Roma, 16 ott – “Si scrive legge di stabilità, ma si pronuncia legge di fiducia”, ha detto tronfio Matteo Renzi, presentando la manovra per il 2016. “Si scrive sanità, ma si pronuncia bancomat”, parafrasiamo. Perché sì, nonostante le promesse e le continue rassicurazioni, a pagare lo scotto maggiore in termini di coperture da trovare sarà come al solito il mondo della salute.
Sanità sempre nel mirino
L’avevamo previsto più di una volta. E alla fine i tagli sono arrivati. Anche Renzi nicchia e cerca di farli passare addirittura come un incremento del fondo a disposizione. Cosa succede: per il 2016 il finanziamento per la sanità si attesterà a quota 111 miliardi, uno in più dell’anno scorso. Grazie a questo incremento nella dotazione, il premier ha potuto affermare che siamo in presenza di un aumento. Anche se, in realtà, visti gli 800 milioni già “bloccati” per i nuovi Lea (i livelli essenziali di assistenza) e al tariffario protesi e ausili, alla fine l’aumento si riduce a meno di un quinto rispetto a quanto annunciato.
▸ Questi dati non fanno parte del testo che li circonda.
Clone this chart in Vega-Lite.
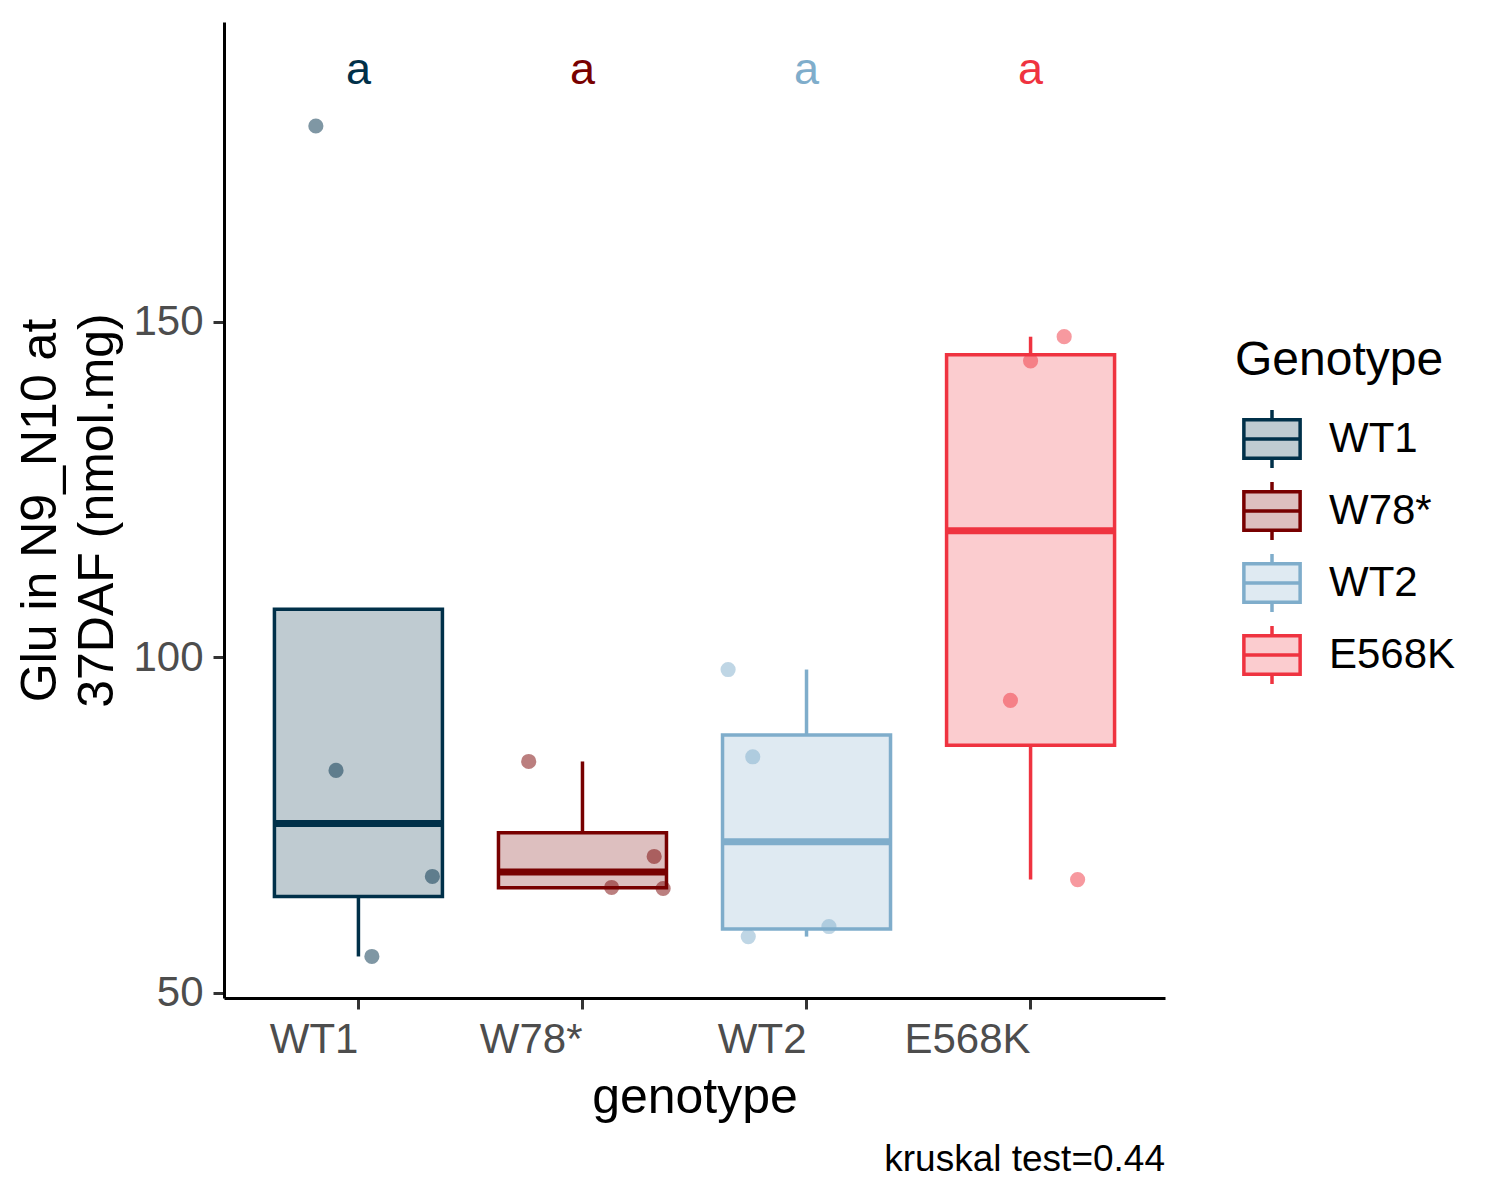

C’è un però: le regioni avevano richiesto un adeguamento pari ad almeno due miliardi pena la decurtazione, ulteriore, dei servizi. L’adeguamento non è tuttavia arrivato. Al netto della gestione regionale, non sempre esempio di virtuosismo, si può quindi in questo caso parlare di tagli a tutti gli effetti. Se non altro perché non si compensano, se non per quei 200 milioni e per una parte dei nuovi Lea, le sforbiciate degli anni precedenti. Senza poi considerare la stretta su quelle che il ministro Lorenzin ha definito “prestazioni inutili”, misura che si tradurrà molto probabilmente in una riduzione secca di visite ed esami, buttando il proverbiale bambino insieme all’acqua sporca.
Tagli o mancati aumenti?
Dallo scarto fra posizioni del governo (un miliardo in più) e dei governatori (due miliardi in meno rispetto alle richieste), insorge così la diatriba: sono tagli o mancati aumenti? Ma soprattutto, ad infuocare il dibattito in conferenza Stato-regioni saranno sicuramente anche i rapporti politici: senza l’applicazione di costi standard – dei quali si va parlando da tempo senza però che si giunga mai ad alcuna concreta applicazione, a parte qualche intervento simbolico – infatti, anche chi ha i conti in ordine dovrà sopportare parte dei tagli. Significa che, fra le (poche) altre, Lombardia e Veneto, le due regioni a trazione Lega Nord, saranno ancora una volta chiamate a fare la loro parte e nonostante Maroni e Zaia, i due governatori, avessero annunciato le barricate. Non senza ragione.